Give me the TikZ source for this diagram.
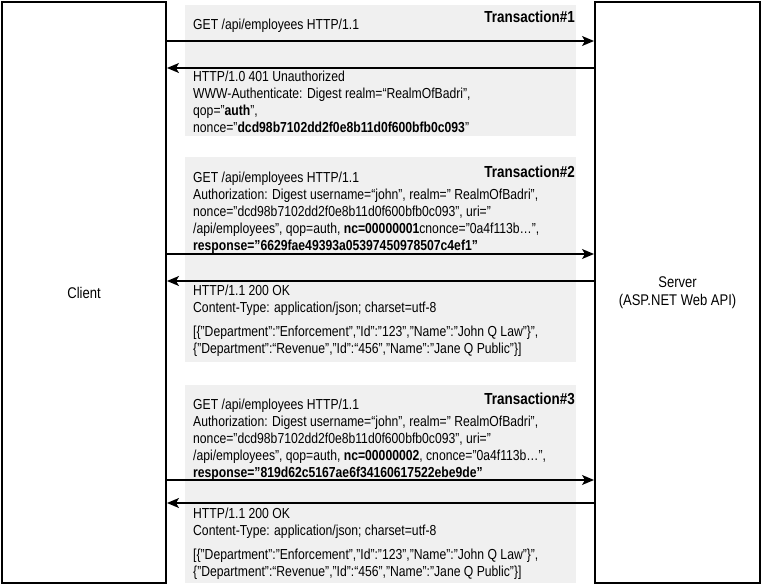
┄┄┄┄┄┄┄┄┄┄┄┄┄┄┄┄┄┄┄┄
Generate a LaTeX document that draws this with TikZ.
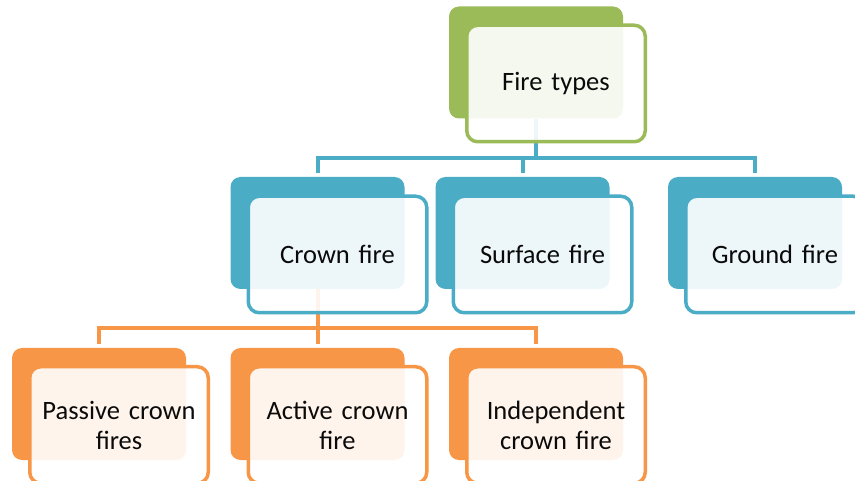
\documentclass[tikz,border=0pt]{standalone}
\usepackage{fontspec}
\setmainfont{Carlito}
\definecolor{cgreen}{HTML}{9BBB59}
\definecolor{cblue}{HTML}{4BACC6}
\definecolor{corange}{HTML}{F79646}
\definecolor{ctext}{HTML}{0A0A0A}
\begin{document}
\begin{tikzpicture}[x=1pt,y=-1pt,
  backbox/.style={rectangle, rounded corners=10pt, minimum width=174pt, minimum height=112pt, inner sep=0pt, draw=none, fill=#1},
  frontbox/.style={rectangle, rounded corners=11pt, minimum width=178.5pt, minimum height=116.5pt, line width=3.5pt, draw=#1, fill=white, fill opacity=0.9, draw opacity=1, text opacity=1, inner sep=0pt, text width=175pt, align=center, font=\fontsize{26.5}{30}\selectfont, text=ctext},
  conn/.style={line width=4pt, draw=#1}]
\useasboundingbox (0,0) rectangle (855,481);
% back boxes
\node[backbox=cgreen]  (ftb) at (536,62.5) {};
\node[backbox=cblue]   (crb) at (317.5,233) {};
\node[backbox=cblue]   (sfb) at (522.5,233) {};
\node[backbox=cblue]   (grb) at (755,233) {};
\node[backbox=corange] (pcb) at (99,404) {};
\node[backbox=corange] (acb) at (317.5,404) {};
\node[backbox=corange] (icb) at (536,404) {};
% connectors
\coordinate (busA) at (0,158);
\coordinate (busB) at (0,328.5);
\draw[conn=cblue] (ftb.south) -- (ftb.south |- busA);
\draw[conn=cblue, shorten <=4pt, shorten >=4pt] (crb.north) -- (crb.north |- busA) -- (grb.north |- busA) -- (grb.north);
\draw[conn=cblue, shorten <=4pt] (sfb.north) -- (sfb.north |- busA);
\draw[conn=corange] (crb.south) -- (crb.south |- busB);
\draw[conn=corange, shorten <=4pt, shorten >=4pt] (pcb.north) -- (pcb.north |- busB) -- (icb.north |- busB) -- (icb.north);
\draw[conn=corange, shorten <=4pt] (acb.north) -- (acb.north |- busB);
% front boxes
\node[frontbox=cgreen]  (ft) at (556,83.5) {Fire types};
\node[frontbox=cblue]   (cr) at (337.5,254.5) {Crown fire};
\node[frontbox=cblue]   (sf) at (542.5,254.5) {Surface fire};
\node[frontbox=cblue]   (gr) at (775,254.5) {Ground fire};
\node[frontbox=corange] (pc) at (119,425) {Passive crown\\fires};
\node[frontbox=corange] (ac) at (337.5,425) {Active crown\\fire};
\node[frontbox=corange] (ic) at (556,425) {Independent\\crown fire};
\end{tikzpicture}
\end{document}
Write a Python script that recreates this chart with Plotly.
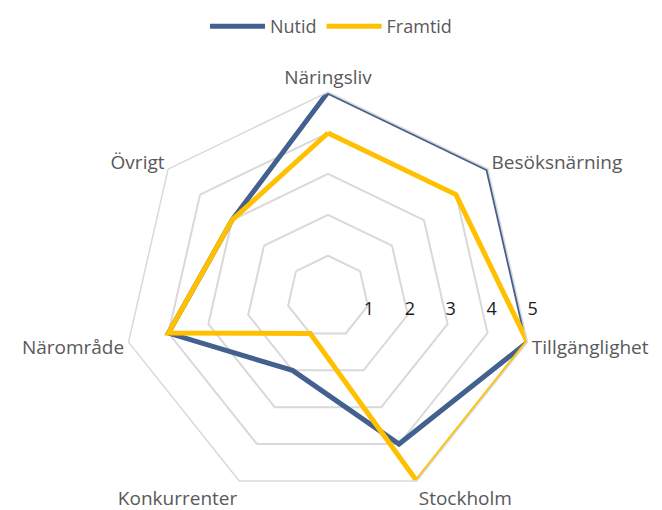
┄┄┄┄┄┄┄┄┄┄┄┄┄┄┄┄┄┄┄┄
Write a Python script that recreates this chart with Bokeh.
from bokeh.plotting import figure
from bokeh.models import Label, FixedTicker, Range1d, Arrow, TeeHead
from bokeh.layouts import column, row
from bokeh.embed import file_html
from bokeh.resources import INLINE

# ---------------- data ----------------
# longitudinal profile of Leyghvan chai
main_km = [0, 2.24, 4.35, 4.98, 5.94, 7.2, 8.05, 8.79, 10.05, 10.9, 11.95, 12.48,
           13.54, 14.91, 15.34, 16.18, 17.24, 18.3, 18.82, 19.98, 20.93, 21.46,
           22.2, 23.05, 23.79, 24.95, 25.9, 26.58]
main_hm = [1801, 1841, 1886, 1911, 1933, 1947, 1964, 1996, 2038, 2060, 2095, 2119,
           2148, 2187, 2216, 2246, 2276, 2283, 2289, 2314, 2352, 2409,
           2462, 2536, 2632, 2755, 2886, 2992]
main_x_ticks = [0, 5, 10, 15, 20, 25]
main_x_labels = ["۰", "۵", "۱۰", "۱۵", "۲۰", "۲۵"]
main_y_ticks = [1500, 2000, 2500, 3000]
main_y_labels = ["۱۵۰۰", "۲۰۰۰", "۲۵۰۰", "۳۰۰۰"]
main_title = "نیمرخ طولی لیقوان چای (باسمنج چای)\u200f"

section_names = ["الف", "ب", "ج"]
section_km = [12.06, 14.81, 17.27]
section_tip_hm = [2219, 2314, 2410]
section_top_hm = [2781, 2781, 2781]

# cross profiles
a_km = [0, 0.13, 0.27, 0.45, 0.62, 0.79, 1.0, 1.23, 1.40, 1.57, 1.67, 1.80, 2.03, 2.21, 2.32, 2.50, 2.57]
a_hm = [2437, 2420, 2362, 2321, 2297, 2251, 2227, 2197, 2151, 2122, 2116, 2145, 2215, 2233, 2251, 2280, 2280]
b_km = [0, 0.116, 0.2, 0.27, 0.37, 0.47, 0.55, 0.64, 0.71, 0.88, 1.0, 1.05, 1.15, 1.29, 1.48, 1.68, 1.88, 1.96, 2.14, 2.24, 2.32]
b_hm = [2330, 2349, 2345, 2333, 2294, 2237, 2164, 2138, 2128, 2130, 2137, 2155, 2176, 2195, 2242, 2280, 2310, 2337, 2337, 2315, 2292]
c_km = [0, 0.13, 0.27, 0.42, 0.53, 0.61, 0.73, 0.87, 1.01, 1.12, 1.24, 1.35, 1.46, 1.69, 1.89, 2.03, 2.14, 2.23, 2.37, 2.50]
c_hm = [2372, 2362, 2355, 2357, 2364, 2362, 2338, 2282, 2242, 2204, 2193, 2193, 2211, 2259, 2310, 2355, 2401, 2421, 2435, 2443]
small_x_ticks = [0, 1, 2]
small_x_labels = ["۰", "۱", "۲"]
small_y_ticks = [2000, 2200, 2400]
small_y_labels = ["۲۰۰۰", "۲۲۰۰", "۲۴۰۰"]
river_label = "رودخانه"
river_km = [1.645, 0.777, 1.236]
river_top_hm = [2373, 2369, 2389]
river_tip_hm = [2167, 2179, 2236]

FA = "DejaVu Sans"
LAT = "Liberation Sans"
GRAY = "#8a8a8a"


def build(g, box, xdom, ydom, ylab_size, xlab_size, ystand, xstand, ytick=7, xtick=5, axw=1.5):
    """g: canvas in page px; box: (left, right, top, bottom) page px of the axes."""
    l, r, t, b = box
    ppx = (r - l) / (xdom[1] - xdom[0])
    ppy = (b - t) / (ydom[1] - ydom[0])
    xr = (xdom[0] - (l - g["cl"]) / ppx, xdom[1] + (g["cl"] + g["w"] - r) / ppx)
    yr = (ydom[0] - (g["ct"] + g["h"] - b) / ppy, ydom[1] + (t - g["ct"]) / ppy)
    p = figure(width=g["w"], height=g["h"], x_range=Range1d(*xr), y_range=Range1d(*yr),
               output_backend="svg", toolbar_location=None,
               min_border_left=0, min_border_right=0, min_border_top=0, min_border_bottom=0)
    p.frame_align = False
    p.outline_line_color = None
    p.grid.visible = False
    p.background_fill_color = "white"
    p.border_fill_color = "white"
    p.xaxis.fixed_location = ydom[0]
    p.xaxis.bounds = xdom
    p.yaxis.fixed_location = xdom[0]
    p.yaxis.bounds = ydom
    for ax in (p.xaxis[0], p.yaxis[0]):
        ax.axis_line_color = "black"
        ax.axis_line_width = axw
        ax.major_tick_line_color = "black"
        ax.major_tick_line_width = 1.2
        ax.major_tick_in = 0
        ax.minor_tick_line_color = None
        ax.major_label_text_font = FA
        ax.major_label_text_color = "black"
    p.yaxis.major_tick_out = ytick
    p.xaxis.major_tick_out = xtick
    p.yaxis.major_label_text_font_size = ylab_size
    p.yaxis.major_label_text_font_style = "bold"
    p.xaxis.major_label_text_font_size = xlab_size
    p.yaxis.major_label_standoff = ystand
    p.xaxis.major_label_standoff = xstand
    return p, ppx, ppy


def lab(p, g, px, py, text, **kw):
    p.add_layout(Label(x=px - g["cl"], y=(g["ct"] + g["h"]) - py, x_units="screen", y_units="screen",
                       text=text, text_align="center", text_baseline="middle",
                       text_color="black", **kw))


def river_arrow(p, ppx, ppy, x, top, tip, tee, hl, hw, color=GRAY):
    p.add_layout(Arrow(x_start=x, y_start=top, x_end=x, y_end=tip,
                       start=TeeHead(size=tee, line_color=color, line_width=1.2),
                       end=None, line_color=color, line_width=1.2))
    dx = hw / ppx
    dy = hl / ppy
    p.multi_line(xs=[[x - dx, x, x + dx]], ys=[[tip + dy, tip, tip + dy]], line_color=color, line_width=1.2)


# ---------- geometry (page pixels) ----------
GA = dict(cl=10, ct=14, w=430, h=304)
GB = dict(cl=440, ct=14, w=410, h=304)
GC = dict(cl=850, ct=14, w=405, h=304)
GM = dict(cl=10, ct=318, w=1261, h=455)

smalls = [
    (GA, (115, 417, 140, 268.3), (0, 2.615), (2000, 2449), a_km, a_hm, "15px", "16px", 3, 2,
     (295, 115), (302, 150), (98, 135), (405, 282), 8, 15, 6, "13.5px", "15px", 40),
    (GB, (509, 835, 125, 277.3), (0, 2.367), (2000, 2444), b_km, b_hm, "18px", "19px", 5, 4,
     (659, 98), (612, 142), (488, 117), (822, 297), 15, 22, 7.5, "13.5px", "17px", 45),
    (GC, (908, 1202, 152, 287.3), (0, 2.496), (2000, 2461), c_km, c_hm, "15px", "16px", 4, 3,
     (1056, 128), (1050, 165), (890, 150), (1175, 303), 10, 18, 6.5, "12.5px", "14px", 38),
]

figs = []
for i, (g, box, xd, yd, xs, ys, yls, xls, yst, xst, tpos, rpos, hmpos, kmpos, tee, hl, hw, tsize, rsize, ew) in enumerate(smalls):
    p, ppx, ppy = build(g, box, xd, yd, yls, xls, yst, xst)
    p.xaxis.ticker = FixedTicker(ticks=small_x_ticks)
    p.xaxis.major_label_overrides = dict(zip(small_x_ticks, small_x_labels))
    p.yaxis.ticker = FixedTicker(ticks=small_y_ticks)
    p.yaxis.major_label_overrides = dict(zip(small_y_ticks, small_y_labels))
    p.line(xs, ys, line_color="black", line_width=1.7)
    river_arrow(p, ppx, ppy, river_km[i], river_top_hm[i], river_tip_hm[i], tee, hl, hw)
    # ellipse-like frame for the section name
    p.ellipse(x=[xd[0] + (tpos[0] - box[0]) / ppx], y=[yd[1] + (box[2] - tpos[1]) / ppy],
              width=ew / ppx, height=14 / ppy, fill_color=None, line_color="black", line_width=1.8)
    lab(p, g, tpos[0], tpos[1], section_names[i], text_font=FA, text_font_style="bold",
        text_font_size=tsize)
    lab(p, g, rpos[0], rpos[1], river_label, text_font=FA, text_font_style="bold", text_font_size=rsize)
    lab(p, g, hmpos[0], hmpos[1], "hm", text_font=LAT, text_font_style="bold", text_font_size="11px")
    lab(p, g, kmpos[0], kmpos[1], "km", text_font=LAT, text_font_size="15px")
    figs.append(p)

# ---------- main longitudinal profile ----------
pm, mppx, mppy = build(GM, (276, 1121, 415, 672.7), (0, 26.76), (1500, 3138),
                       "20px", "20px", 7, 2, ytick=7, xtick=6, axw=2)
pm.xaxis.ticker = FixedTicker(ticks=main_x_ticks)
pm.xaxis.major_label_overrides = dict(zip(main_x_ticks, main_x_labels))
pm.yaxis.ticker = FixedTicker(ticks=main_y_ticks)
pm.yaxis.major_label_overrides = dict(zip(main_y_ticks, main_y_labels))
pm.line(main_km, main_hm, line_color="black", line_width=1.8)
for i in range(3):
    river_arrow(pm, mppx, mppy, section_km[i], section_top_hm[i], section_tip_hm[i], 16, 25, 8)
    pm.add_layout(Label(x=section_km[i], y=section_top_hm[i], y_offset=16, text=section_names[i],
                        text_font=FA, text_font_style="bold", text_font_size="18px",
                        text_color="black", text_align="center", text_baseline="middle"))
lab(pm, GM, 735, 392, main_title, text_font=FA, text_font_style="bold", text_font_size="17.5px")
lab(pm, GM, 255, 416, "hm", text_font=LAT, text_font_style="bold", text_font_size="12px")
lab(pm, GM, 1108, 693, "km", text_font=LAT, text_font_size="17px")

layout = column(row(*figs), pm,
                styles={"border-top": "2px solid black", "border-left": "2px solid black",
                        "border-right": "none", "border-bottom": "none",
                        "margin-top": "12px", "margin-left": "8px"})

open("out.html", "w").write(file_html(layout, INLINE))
┄┄┄┄┄┄┄┄┄┄┄┄┄┄┄┄┄┄┄┄
Print exactly the run of lines that starts at the line with "Write a Python script that recreates this chart with Bokeh." and ends at the line with "from bokeh.resources import INLINE". Leave out every other line.

Write a Python script that recreates this chart with Bokeh.
from bokeh.plotting import figure
from bokeh.models import Label, FixedTicker, Range1d, Arrow, TeeHead
from bokeh.layouts import column, row
from bokeh.embed import file_html
from bokeh.resources import INLINE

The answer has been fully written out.